Понимая, что брака с Лондоном ни по расчету, ни тем более по любви уже не будет, Гитлер полностью сосредоточился на походе на Восток. «Это, — заявил он 30 марта 1941 года, — будет война на уничтожение». Ну и, конечно, Гитлер мечтал о том светлом дне, когда ему удастся «истребить большевистских комиссаров и коммунистическую интеллигенцию». «Цель моей восточной политики, — говорил он 12 мая 1942 года, — заключается в том, чтобы заселить эту территорию по крайней мере ста миллионами людей германской расы… Надеюсь, лет через десять мне доложат, что здесь… проживает уже двадцать миллионов немцев». Что же касается основных принципов оккупационной политики, то они были предельно просты: «Никаких прививок, никакой гигиены, только водка и табак! И лучше всего, — мечтал он вслух, — обучить их языку жестов».
«При заселении русского пространства, — говорил Гитлер, — «имперский крестьянин» должен жить в прекрасных Поселках. Немецкие учреждения и ведомства должны размещаться в роскошнейших зданиях, губернаторы — во дворцах; вокруг этих центров будет построено все необходимое для поддержания жизни. В окружности радиусом в 30–40 километров от города мы разместим красивые деревни, соединенные превосходными дорогами. Все остальное пространство будет принадлежать как бы другому миру — миру русских… Мы станем их господами, а в случае бунта сбросим на их города несколько бомб — и дело с концом. Один раз в год можно будет проводить по столице отряд киргизов, чтобы, глядя на ее каменные памятники, они получали представление о мощи и величии Германии».

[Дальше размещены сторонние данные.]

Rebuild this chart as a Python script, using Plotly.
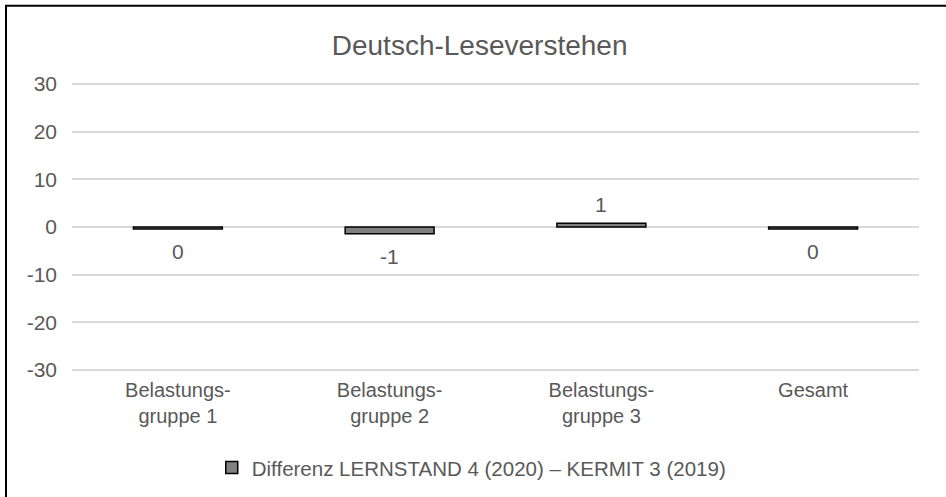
import plotly.graph_objects as go

categories = ["Belastungs-<br>gruppe 1", "Belastungs-<br>gruppe 2", "Belastungs-<br>gruppe 3", "Gesamt"]
differenz = [-0.4, -1.4, 0.8, -0.4]
value_labels = ["0", "-1", "1", "0"]
series_name = "Differenz LERNSTAND 4 (2020) – KERMIT 3 (2019)"
y_ticks = [-30, -20, -10, 0, 10, 20, 30]

FONT = "Liberation Sans, Arial, sans-serif"
TXT = "#595959"

fig = go.Figure()
fig.add_trace(go.Bar(
    x=categories, y=differenz, name=series_name,
    marker=dict(color="#808080", line=dict(color="#000000", width=1.5)),
    showlegend=True,
))

annotations = []
for c, v, t in zip(categories, differenz, value_labels):
    annotations.append(dict(
        x=c, y=v, xref="x", yref="y", text=t, showarrow=False,
        yanchor="top" if v < 0 else "bottom",
        yshift=-9 if v < 0 else 5,
        font=dict(family=FONT, size=21, color=TXT),
    ))

# plot area: y=30 at 84px, y=-30 at 370px; range padded so edge gridlines are drawn
PAD = 0.4
pxu = (370 - 84) / 60.0
top = 84 - PAD * pxu
height = 286 + 2 * PAD * pxu

fig.update_layout(
    width=946, height=497,
    paper_bgcolor="white", plot_bgcolor="white",
    margin=dict(l=72, r=27, t=top, b=497 - top - height, autoexpand=False),
    bargap=0.58,
    title=dict(text="Deutsch-Leseverstehen", x=0.507, xanchor="center",
               y=0.909, yanchor="middle",
               font=dict(family=FONT, size=28, color=TXT)),
    font=dict(family=FONT, color=TXT),
    legend=dict(orientation="h", x=0.165, xanchor="left", y=-0.33, yanchor="middle",
                font=dict(family=FONT, size=20.5, color=TXT)),
    annotations=annotations,
    shapes=[dict(type="rect", xref="paper", yref="paper",
                 x0=(6 - 72) / 847, x1=1.2, y0=-0.6, y1=(370 + PAD * pxu - 6) / height,
                 line=dict(color="#000000", width=2), fillcolor="rgba(0,0,0,0)")],
)
fig.update_yaxes(range=[-30 - PAD, 30 + PAD], tickvals=y_ticks, ticktext=[str(t) for t in y_ticks],
                 showgrid=True, gridcolor="#d9d9d9", gridwidth=1.5,
                 zeroline=True, zerolinecolor="#d9d9d9", zerolinewidth=1.5,
                 showline=False, ticks="", ticklabelstandoff=14,
                 tickfont=dict(family=FONT, size=21, color=TXT))
fig.update_xaxes(showgrid=False, showline=False, ticks="", zeroline=False,
                 ticklabelstandoff=4,
                 tickfont=dict(family=FONT, size=20, color=TXT))

fig.write_html("out.html", config={"displayModeBar": False},
               post_script="document.body.style.margin='0';document.body.style.overflow='hidden';")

Таковы были планы нацистов в отношении Советского Союза, на котором они не собирались останавливаться, поскольку намеревались «онемечить» всю Европу. Голубой мечтой фюрера была «коричневая империя» от Ледовитого океана до Средиземного моря и от Атлантики до Урала. «Структура этой империи, — отмечали Д. Мельников и Л. Черная, — в планах Гитлера выглядела следующим образом: ядро — Великогермания, т. е. собственно Германия, а также Центральная, Северная и большая часть Восточной Европы. Периферия — вассальные государства и колонии: на западе — урезанная Франция, Испания и Португалия, на юге — Италия, на востоке — русское «колониальное пространство» с сетью немецких поселений. Все вместе это должно было составить так называемую «крепость Европа», иными словами, сильное автаркическое военное образование. Гитлер считал, что «крепость Европа» будет превосходить по своей мощи Британскую империю, США плюс азиатское «геополитическое пространство», которое намеревалась создать милитаристская Япония. В дальнейшем и это «пространство» предполагалось подчинить Германии и ее фюреру».
Знал ли обо всем этом Сталин? Надо полагать, знал, а потому и заявил 5 мая 1941 года на заседании, посвященном выпуску слушателей военных академий, что война с Гитлером неизбежна. «Поезжайте в войска и принимайте все меры к повышению боеготовности», — напутствовал он новоиспеченных командиров. Однако, когда всего через месяц нарком обороны Тимошенко и начальник Генштаба Жуков попросили у него разрешения привести войска западных пограничных округов в полную боевую готовность, Сталин ответил отказом.